No…not really. *LOL*
I’m not a huge cardio fan, I’ll be perfectly honest. In many ways, it is a necessary evil and I go along with it because I knoooow it’s going to help my cause. (You’ll notice I’m more of a weights girl.)
I much prefer my taekwondo class, dancing or skating, though…ANYthing that has me distracted while simultaneously sweating bullets and getting my blood to pump. But the traditional stuff (endless, indoor miles, elliptical etc) is difficult for me.
I’ll sprint on a treadmill, but I really have to get in the zone – I ALWAYS see results when I do HIIT so I’ll periodically tap my shoulder for the cardio dEVIL to hop on to get me through said “necessary evil.”

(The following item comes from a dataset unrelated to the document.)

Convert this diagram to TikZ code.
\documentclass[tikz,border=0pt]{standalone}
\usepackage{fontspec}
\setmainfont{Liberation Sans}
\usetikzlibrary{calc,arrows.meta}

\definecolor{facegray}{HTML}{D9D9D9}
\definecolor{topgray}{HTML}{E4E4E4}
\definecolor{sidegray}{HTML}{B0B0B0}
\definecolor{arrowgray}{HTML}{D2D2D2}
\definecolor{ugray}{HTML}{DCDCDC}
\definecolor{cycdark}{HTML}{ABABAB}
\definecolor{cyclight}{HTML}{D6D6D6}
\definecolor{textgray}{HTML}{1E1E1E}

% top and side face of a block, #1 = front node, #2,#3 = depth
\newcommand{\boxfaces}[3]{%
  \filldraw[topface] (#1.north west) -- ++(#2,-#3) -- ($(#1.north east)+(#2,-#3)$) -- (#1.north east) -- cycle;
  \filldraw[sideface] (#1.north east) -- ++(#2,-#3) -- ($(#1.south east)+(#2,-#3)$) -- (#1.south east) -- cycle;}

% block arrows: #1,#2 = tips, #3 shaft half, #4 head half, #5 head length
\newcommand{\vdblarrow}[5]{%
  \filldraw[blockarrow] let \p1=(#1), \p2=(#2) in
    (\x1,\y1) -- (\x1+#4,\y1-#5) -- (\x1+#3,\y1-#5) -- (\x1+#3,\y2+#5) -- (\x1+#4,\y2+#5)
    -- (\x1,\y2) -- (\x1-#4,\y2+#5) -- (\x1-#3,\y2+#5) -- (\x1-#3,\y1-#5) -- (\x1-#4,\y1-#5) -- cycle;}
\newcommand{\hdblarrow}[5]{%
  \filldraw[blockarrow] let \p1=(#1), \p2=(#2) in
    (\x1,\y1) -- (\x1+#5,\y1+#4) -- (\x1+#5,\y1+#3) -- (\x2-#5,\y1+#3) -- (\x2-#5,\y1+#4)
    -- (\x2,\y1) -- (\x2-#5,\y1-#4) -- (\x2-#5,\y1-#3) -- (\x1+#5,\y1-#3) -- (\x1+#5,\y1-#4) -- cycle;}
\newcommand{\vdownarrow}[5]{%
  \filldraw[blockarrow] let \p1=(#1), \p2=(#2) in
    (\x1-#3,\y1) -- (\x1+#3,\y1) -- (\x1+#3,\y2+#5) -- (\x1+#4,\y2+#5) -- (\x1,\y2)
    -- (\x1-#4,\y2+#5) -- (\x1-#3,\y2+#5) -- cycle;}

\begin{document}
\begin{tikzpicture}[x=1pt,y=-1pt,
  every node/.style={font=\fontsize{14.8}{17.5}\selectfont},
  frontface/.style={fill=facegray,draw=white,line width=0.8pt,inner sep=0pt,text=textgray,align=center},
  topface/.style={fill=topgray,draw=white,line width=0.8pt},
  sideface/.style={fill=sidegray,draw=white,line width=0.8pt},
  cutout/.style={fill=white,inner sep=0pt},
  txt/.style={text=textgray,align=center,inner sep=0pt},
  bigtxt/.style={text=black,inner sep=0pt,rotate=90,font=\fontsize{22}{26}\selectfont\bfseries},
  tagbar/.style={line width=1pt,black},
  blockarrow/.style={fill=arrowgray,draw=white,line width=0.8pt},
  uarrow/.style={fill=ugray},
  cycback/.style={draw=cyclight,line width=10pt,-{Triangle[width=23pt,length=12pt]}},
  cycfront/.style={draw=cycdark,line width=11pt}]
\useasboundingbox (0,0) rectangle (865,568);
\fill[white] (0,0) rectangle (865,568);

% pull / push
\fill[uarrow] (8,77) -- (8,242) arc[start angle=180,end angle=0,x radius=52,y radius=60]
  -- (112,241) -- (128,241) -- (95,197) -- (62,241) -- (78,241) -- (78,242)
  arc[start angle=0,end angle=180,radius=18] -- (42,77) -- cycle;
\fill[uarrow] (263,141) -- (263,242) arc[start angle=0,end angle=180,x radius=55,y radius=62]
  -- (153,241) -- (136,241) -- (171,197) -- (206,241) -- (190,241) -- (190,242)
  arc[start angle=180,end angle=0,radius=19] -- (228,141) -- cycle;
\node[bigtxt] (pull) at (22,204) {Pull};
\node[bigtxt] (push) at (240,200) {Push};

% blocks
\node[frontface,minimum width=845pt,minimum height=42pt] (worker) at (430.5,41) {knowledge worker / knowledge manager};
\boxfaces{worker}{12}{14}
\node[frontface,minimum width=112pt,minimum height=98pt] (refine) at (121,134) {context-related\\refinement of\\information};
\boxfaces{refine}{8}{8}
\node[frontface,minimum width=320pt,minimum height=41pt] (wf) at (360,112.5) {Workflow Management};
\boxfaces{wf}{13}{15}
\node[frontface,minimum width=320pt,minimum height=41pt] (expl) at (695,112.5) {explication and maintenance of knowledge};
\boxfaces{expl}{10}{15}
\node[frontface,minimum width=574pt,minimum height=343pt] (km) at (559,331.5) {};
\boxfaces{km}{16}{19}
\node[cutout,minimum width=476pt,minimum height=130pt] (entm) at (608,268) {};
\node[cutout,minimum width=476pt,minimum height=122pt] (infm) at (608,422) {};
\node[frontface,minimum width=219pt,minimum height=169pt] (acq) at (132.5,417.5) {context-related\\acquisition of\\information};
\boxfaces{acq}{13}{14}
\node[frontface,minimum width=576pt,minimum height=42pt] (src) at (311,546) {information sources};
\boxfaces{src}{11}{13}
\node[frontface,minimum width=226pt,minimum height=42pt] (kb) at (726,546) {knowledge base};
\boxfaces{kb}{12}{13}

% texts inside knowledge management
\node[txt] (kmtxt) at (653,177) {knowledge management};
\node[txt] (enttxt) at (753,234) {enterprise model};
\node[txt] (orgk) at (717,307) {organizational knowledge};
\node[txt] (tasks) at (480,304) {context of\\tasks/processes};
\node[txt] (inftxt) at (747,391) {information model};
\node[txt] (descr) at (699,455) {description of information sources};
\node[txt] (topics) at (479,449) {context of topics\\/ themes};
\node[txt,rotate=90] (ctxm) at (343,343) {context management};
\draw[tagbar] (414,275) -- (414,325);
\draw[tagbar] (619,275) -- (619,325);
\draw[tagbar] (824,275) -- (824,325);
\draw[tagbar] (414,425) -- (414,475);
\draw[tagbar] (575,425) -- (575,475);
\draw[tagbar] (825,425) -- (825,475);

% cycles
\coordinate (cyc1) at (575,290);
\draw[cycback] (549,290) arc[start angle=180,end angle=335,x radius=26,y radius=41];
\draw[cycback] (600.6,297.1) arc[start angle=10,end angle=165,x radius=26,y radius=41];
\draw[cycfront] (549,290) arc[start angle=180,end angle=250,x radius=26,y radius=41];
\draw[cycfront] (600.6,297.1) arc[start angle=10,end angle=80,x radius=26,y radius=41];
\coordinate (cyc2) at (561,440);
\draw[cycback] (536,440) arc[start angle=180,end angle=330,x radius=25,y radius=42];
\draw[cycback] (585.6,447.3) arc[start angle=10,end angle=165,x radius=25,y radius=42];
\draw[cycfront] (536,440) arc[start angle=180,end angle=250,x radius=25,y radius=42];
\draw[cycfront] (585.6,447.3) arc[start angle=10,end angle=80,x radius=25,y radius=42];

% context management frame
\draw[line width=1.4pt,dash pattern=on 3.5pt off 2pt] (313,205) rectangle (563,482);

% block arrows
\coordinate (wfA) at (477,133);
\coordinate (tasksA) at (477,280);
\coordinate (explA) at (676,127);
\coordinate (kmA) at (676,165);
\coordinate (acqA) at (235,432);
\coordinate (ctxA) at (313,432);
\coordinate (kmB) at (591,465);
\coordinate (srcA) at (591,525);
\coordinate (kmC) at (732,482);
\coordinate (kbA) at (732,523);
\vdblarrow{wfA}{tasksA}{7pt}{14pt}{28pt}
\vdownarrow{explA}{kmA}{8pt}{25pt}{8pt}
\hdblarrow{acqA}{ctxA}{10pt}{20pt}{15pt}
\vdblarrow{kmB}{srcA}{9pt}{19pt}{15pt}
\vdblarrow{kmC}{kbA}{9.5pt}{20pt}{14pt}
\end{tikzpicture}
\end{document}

I always feel better at the end. Always.
Cycling isn’t a piece of cake either – sometimes I do sprints, other times I SERIOUSLY grind (as in 50 or 60 rpm) – ouch. Again, I will ALWAYS feel better AFTER I do it…so I focus on that, and work towards it. As a goal-setter, I know this strategy has the best chance of a completed outcome – whatever it takes.
On the really tough days, when I just dang well don’t feel like it? I’ll just drop something like a credit card on the floor…because with the “ballroom nails” gel manicure I still have, picking up ANYTHING off the floor will be a solid dose of cardio. You *think* I’m kidding.
I usually laugh at everything – I’m part giggleian. But this scenario is so hideously annoying that the sweat I work up just from being peeved burns calories!
Matter of fact, I willing to wager that anyone present will get a nice ab workout from observing the whole fiasco.
So if you’re having a rough day too, give me a call – we’ll ditch the devil and the bikes and play a game of pick-up-Amex.